● **Dataset content**
= = = = = = =
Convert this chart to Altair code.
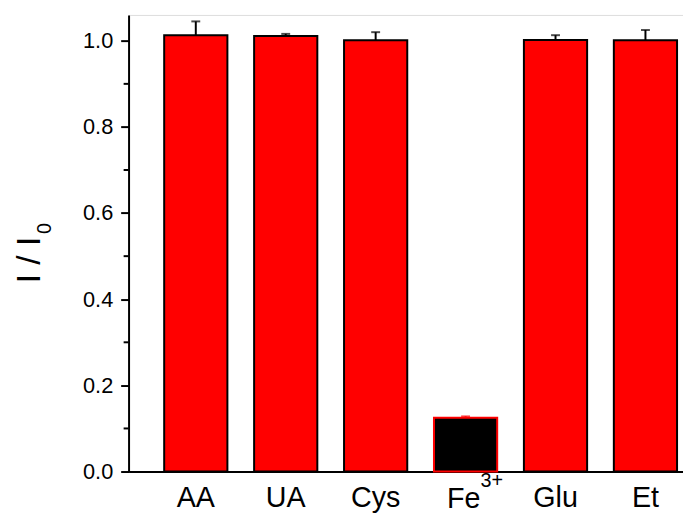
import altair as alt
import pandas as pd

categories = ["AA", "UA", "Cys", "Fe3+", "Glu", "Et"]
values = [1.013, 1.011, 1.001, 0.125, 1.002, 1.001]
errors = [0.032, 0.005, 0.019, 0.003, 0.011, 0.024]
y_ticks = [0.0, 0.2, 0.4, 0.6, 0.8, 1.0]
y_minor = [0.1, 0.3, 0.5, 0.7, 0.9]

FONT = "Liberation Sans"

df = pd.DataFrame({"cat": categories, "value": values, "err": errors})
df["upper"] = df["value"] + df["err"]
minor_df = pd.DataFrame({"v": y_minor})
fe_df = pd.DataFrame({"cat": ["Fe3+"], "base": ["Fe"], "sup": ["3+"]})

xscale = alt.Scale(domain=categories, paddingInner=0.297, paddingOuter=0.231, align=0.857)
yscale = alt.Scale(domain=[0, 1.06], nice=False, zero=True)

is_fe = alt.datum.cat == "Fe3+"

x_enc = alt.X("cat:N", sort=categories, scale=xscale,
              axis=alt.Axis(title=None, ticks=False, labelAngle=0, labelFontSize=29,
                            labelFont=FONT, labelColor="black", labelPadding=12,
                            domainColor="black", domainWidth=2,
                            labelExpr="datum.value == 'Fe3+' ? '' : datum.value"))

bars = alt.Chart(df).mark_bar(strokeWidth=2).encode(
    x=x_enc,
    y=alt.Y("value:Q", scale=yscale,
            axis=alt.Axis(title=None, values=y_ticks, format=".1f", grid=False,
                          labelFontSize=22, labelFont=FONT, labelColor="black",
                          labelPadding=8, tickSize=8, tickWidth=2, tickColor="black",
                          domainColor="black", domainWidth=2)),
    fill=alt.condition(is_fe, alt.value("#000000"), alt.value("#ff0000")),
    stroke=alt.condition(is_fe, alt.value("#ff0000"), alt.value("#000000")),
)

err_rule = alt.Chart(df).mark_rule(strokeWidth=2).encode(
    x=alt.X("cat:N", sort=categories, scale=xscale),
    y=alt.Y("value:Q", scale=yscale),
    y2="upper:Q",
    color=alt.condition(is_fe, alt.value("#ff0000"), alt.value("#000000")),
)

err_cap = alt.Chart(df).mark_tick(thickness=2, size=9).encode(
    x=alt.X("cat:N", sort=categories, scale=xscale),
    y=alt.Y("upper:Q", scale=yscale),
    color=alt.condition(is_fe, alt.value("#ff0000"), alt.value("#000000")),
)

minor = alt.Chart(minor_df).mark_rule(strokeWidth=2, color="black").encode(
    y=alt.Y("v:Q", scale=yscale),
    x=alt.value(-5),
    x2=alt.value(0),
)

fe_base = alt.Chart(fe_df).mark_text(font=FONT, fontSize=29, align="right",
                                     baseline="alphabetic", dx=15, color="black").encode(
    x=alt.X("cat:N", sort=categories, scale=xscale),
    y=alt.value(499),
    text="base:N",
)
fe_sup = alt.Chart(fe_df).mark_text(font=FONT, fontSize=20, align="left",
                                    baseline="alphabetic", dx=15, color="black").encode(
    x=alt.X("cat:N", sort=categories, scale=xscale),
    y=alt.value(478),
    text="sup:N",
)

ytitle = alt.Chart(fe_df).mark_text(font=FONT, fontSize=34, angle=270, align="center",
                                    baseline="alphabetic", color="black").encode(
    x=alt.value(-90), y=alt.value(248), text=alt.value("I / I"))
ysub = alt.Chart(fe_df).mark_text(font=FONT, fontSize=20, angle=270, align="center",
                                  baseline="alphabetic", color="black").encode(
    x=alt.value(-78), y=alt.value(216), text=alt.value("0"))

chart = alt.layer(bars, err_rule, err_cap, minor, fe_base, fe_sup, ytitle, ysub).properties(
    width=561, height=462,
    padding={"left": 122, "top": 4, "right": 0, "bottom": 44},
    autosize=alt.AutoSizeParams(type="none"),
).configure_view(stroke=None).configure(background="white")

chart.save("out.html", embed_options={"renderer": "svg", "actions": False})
= = = = = = =
● **Written task**
Return nothing but the lines running from the start of the data to the line with "is_fe = alt.datum.cat", please, both ends included and no pictures.

● **Output below**
Convert this chart to Altair code.
import altair as alt
import pandas as pd

categories = ["AA", "UA", "Cys", "Fe3+", "Glu", "Et"]
values = [1.013, 1.011, 1.001, 0.125, 1.002, 1.001]
errors = [0.032, 0.005, 0.019, 0.003, 0.011, 0.024]
y_ticks = [0.0, 0.2, 0.4, 0.6, 0.8, 1.0]
y_minor = [0.1, 0.3, 0.5, 0.7, 0.9]

FONT = "Liberation Sans"

df = pd.DataFrame({"cat": categories, "value": values, "err": errors})
df["upper"] = df["value"] + df["err"]
minor_df = pd.DataFrame({"v": y_minor})
fe_df = pd.DataFrame({"cat": ["Fe3+"], "base": ["Fe"], "sup": ["3+"]})

xscale = alt.Scale(domain=categories, paddingInner=0.297, paddingOuter=0.231, align=0.857)
yscale = alt.Scale(domain=[0, 1.06], nice=False, zero=True)

is_fe = alt.datum.cat == "Fe3+"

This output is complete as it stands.